Further problems can arise between generations. Some older immigrant members of our community have not learnt English and may bring with them to the consultation a junior member of the family who is more likely to speak the language. Previously confidential issues may emerge to the distress both relative and the patient. Health issues can be discussed which may have implications for the interpreter too. Information about disease, which is communicated genetically or by infection of close contacts, may be very difficult for a family member to handle. The responsibility of some difficult information may be too much to cope with.

The generation gap can also cause problems with embarrassment over some intimate questioning. It is clearly inappropriate to discuss, for example, the exact details of gynaecological symptoms for an elderly lady when the consultation is being interpreted by her grandson. This type of conversation is much better conducted through an independent interpreter. However, there are communities from many parts of the world speaking rare languages for whom interpretation outside their own community poses great difficulty.
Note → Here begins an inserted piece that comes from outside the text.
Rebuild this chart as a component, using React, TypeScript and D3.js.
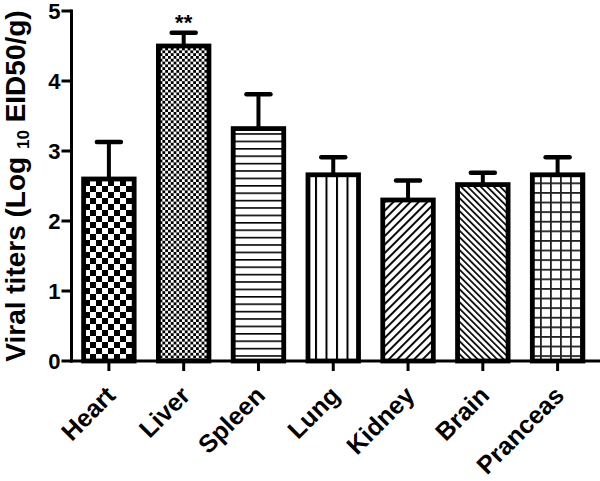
import React from "react";
import * as d3 from "d3";

const categories = ["Heart", "Liver", "Spleen", "Lung", "Kidney", "Brain", "Pranceas"];
const means = [2.6, 4.5, 3.32, 2.66, 2.3, 2.52, 2.66];
const sems = [0.53, 0.19, 0.49, 0.25, 0.28, 0.17, 0.25];
const yTicks = [0, 1, 2, 3, 4, 5];
const patterns = ["checker", "fineChecker", "hLines", "vLines", "diagUp", "diagDown", "grid"];

const W = 600;
const H = 481;
const FONT = "'Liberation Sans', Arial, Helvetica, sans-serif";

const App = () => {
  const margin = { left: 71.5, top: 11, bottom: 361, right: 595 };

  const x = d3
    .scaleBand()
    .domain(categories)
    .range([margin.left, margin.right])
    .paddingInner(0.26)
    .paddingOuter(0.13);

  const y = d3.scaleLinear().domain([0, 5]).range([margin.bottom, margin.top]);

  const bw = x.bandwidth();
  const sw = 4.8; // bar outline
  const capW = 28;

  return (
    <svg width={W} height={H} style={{ display: "block", position: "absolute", left: 0, top: 0, background: "#fff" }}>
      <defs>
        <pattern id="checker" patternUnits="userSpaceOnUse" width={12} height={12}>
          <rect width={12} height={12} fill="#fff" />
          <rect width={6} height={6} fill="#000" />
          <rect x={6} y={6} width={6} height={6} fill="#000" />
        </pattern>
        <pattern id="fineChecker" patternUnits="userSpaceOnUse" width={5.6} height={5.6}>
          <rect width={5.6} height={5.6} fill="#fff" />
          <rect width={2.8} height={2.8} fill="#000" />
          <rect x={2.8} y={2.8} width={2.8} height={2.8} fill="#000" />
        </pattern>
        <pattern id="hLines" patternUnits="userSpaceOnUse" width={10} height={7.4}>
          <rect width={10} height={7.4} fill="#fff" />
          <rect y={0} width={10} height={1.6} fill="#000" />
        </pattern>
        <pattern id="vLines" patternUnits="userSpaceOnUse" width={10.5} height={10}>
          <rect width={10.5} height={10} fill="#fff" />
          <rect x={0} width={2} height={10} fill="#000" />
        </pattern>
        <pattern id="diagUp" patternUnits="userSpaceOnUse" width={6} height={6} patternTransform="rotate(45)">
          <rect width={6} height={6} fill="#fff" />
          <rect width={1.9} height={6} fill="#000" />
        </pattern>
        <pattern id="diagDown" patternUnits="userSpaceOnUse" width={4.6} height={4.6} patternTransform="rotate(-45)">
          <rect width={4.6} height={4.6} fill="#fff" />
          <rect width={1.7} height={4.6} fill="#000" />
        </pattern>
        <pattern id="grid" patternUnits="userSpaceOnUse" width={10} height={9.6}>
          <rect width={10} height={9.6} fill="#fff" />
          <rect width={1.8} height={9.6} fill="#222" />
          <rect width={10} height={1.8} fill="#222" />
        </pattern>
      </defs>

      {/* bars */}
      {categories.map((c, i) => {
        const x0 = x(c) as number;
        const cx = x0 + bw / 2;
        const top = y(means[i]);
        const upper = y(means[i] + sems[i]);
        return (
          <g key={c}>
            <line x1={cx} x2={cx} y1={top} y2={upper} stroke="#000" strokeWidth={4} />
            <line
              x1={cx - capW / 2 + 2}
              x2={cx + capW / 2 - 2}
              y1={upper}
              y2={upper}
              stroke="#000"
              strokeWidth={4.5}
              strokeLinecap="round"
            />
            <rect
              x={x0 + sw / 2}
              y={top}
              width={bw - sw}
              height={y(0) - top}
              fill={`url(#${patterns[i]})`}
              stroke="#000"
              strokeWidth={sw}
            />
          </g>
        );
      })}

      {/* significance */}
      <text
        x={(x("Liver") as number) + bw / 2}
        y={y(means[1] + sems[1]) - 3}
        textAnchor="middle"
        fontFamily={FONT}
        fontWeight="bold"
        fontSize={22}
      >
        **
      </text>

      {/* y axis */}
      <line x1={margin.left} x2={margin.left} y1={y(5) - 1.5} y2={y(0) + 1.5} stroke="#000" strokeWidth={3} />
      {yTicks.map((t) => (
        <g key={t}>
          <line x1={margin.left - 10} x2={margin.left} y1={y(t)} y2={y(t)} stroke="#000" strokeWidth={3} />
          <text
            x={margin.left - 11}
            y={y(t)}
            dy="0.36em"
            textAnchor="end"
            fontFamily={FONT}
            fontWeight="bold"
            fontSize={22}
          >
            {t}
          </text>
        </g>
      ))}

      {/* x axis */}
      <line x1={margin.left - 1.5} x2={W} y1={y(0)} y2={y(0)} stroke="#000" strokeWidth={3} />
      {categories.map((c) => {
        const cx = (x(c) as number) + bw / 2;
        return (
          <g key={c}>
            <line x1={cx} x2={cx} y1={y(0)} y2={y(0) + 10} stroke="#000" strokeWidth={3} />
            <text
              transform={`translate(${cx + 8},${397}) rotate(-45)`}
              textAnchor="end"
              fontFamily={FONT}
              fontWeight="bold"
              fontSize={25}
            >
              {c}
            </text>
          </g>
        );
      })}

      {/* y title */}
      <text
        transform={`translate(25,${186}) rotate(-90)`}
        textAnchor="middle"
        fontFamily={FONT}
        fontWeight="bold"
        fontSize={28}
      >
        Viral titers (Log{" "}
        <tspan fontSize={17} dy={4}>
          10
        </tspan>
        <tspan dy={-4}> EID50/g)</tspan>
      </text>
    </svg>
  );
};

export default App;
The other major issue in working through interpreters is that of confidentiality. Professional interpreters employed by hospitals are required to conform to a professional undertaking to preserve confidentiality and this in theory forms part of the contract of all healthcare workers. If you are acting as an interpreter for a relative, you will need to be aware that a medical consultation is privileged, and that the information discussed is confidential. You will need to be careful only to share the information with anyone your relative chooses.

Practical Tips: Conducting Consultations through an Interpreter

When you and your family arrive at a consultation with an interpreter it is sensible to make clear for the doctor who speaks English and who does not. Separately it is wise to make clear who understands English although they may not be able to speak the language. It is worth your explaining briefly to the interpreter what you understand their role to mean. You expect them to translate accurately as far as possible without either summarising or elaborating on your words. The general duty of confidentiality should be mentioned with the expectation that secrets will be preserved within the confines of the consultation.

When using an interpreter, it is important for the patient to address their questions directly to the doctor rather than to the interpreter. It is natural to look at and speak to the person who understands but it is important to show that you want to talk to the doctor and not the interpreter. It is helpful to keep your sentences short.

Written information in the patient’s mother tongue or local dialect can be enormously helpful, enabling the patient to come to terms with medical information in their own way and helping them prepare for a further consultation when necessary.

It may also be tempting if you are interpreting for a friend to want to be more than their spokesman but also their advocate. If you add your own views, you may be overstepping your role with the risk of interfering too much. Good interpreters however are an invaluable source of cultural information, and you can smooth out misunderstandings and help to successfully create a good working relationship.